What can parents expect if they need screening to participate in a day time activity?

  • There are three simple steps to screening parents – it won’t take more than 10 minutes.
  • Scouters will discuss what is expected of parents at the activity
  • Parents will need to read, understand and sign our Code of Conduct annually 
  • They will introduce the parents to the rest of the youth and explain their role at the activity
  • What screening is required for parents/guardians to attend an activity overnight? 
Requirements are the same as if attending a day time activity with two additions. All adults staying overnight must watch the Child and Youth Safety training video & provide a clean PRC/VSS.
  • Scouters will discuss what is expected of parents at the activity
  • Parents will need to read, understand and sign our Code of Conduct annually 
  • Scouters will introduce the parents to the rest of the youth and explain their role at the activity
  • Provide a current police record check clear of criminal conviction, verified by the Group Commissioner, and 
  • All adults need to watch the Child and Youth Safety training video

Do Parents Need to Sign an Individual Release and Hold Harmless Agreement? 

No, not if they have been screened.

What Should We Do About Siblings Who Aren’t Members of Scouting? 

Sometimes parents have to bring younger siblings with them to Scouting events. They are not program participants. They are observers and parents are responsible for supervising them. Parents must sign an Individual Release and Hold-Harmless Agreement for these youth.
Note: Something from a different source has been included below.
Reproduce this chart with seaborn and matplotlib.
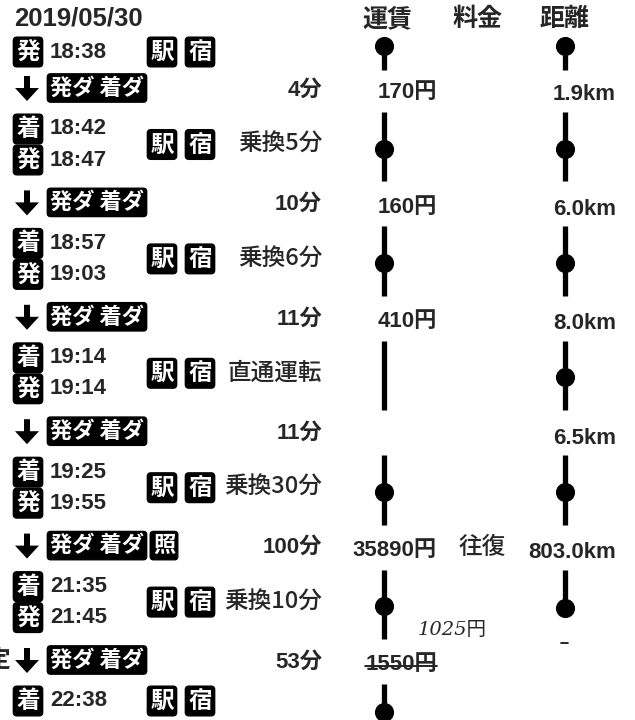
import pandas as pd
import seaborn as sns
import matplotlib.pyplot as plt

# route data
date = '2019/05/30'
columns = ['運賃', '料金', '距離']
arr_times = ['', '18:42', '18:57', '19:14', '19:25', '21:35', '22:38']
dep_times = ['18:38', '18:47', '19:03', '19:14', '19:55', '21:45', '']
transfers = ['', '乗換5分', '乗換6分', '直通運転', '乗換30分', '乗換10分', '']
durations = ['4分', '10分', '11分', '11分', '100分', '53分']
fares = ['170円', '160円', '410円', '', '35890円', '1550円']
charges = ['', '', '', '', '往復', '']
distances = ['1.9km', '6.0km', '8.0km', '6.5km', '803.0km', '']
leg_extra = ['', '', '', '', '照', '']
fare_stop = [True, True, True, False, True, True, True]
dist_stop = [True, True, True, True, True, True, False]
note = '1025円'

sns.set_theme(style='white')
plt.rcParams['font.family'] = ['Liberation Sans', 'Noto Sans CJK JP', 'DejaVu Sans']
plt.rcParams['font.weight'] = 'bold'
JP = ['Noto Sans CJK JP', 'DejaVu Sans']

fig = plt.figure(figsize=(6.35, 7.2), dpi=100)
ax = fig.add_axes([0, 0, 1, 1])
ax.set_xlim(0, 635)
ax.set_ylim(720, 0)
ax.axis('off')

# row layout (pixels)
n_leg = len(durations)
step = 114.4
leg_y = [88 + step * i for i in range(n_leg)]
arr_y = [None] + [y + 41 for y in leg_y]
dep_y = [52] + [y + 72 for y in leg_y[:-1]] + [None]
st_y = []
for a, d in zip(arr_y, dep_y):
    if a is None:
        st_y.append(d)
    elif d is None:
        st_y.append(a)
    else:
        st_y.append((a + d) / 2)

X_FARE, X_DIST = 384, 565
FS = 16
badge = dict(boxstyle='round,pad=0.12,rounding_size=0.15', fc='black', ec='black')


def tag(x, y, s, size=17):
    ax.text(x, y, s, ha='center', va='center', color='white', fontsize=size,
            fontweight='bold', family=JP, bbox=badge)


# header
ax.text(14, 18, date, ha='left', va='center', fontsize=18.5)
for x, c in zip([387, 477, 565], columns):
    ax.text(x, 19, c, ha='center', va='center', fontsize=18, family=JP, fontweight='bold')

# stations
for i in range(len(st_y)):
    for t, y, k in [(arr_times[i], arr_y[i], '着'), (dep_times[i], dep_y[i], '発')]:
        if t:
            tag(28, y, k)
            ax.text(50, y, t, ha='left', va='center', fontsize=FS)
    sy = st_y[i]
    if i == len(st_y) - 1 or i == 0:
        sy = dep_y[i] if i == 0 else arr_y[i]
    tag(162, sy, '駅')
    tag(200, sy, '宿')
    if transfers[i]:
        ax.text(322, st_y[i], transfers[i], ha='right', va='center', fontsize=17,
                family=JP, fontweight='medium')

# legs
for j in range(n_leg):
    y = leg_y[j]
    ax.arrow(27, y - 12, 0, 25, width=6, head_width=24, head_length=13,
             length_includes_head=True, color='black', lw=0)
    tag(97, y, '発ダ 着ダ', size=16)
    if leg_extra[j]:
        tag(164, y, leg_extra[j], size=16)
    ax.text(322, y + 2, durations[j], ha='right', va='center', fontsize=FS)
    if fares[j]:
        t = ax.text(437, y + 5, fares[j], ha='right', va='center', fontsize=FS)
    if charges[j]:
        ax.text(482, y + 2, charges[j], ha='center', va='center', fontsize=17,
                family=JP, fontweight='medium')
    if distances[j]:
        ax.text(616, y + 7, distances[j], ha='right', va='center', fontsize=FS)

# strike-through on the last fare, with the handwritten correction
fig.canvas.draw()
bb = t.get_window_extent().transformed(ax.transData.inverted())
ax.plot([bb.x0, bb.x1], [(bb.y0 + bb.y1) / 2 + 1] * 2, color='black', lw=1.2)
ax.text(452, 630, note, ha='center', va='center', fontsize=14, style='italic',
        fontweight='normal', family=['DejaVu Serif', 'Noto Sans CJK JP'])
ax.text(10, leg_y[-1], '定', ha='right', va='center', fontsize=17, family=JP)

# fare / distance tracks
rows = []
n_st = len(st_y)
for x, stops, last in [(X_FARE, fare_stop, n_st - 1), (X_DIST, dist_stop, n_st - 2)]:
    for i in range(last + 1):
        if i == 0:
            cy = 46
            top, bot = cy, leg_y[0] - 18
        elif i == last:
            cy = st_y[i] + (11 if i == n_st - 1 else 6)
            top, bot = leg_y[i - 1] + 24, cy
        else:
            cy = st_y[i] + 4
            top, bot = leg_y[i - 1] + 24, leg_y[i] - 21
        ax.plot([x, x], [top, bot], color='black', lw=3.8, solid_capstyle='butt')
        if stops[i]:
            rows.append({'x': x, 'y': cy})

marks = pd.DataFrame(rows)
sns.scatterplot(data=marks, x='x', y='y', ax=ax, s=190, color='black',
                edgecolor='black', linewidth=0, legend=False, zorder=3)
ax.plot([561, 568], [643, 643], color='black', lw=1.2)

fig.savefig('out.png', dpi=100, facecolor='white')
What is Scouts Canada’s Policy on Resource People Recruited to Help at Scouting Activities? 

Successful Scouters know that bringing in resource people to help with activities is a good idea. Whether it’s the fire department, someone from the orienteering club or any other resource person, people who participate in day events need to be advised exactly the same way as a parent.

Are Resource People Also Screened if They Stay Overnight at a Scouting Activity?

Yes, if resource people are participating in an overnight activity they must:
  • Complete the parent/daytime resource person screening, 
  • Provide a current police record check clear of criminal conviction, verified by the Group Commissioner, and 
  • Have three personal references checked.

Do Other Resource People Need to Sign an Individual Release and Hold Harmless Agreement? 

No, not if they have been properly screened.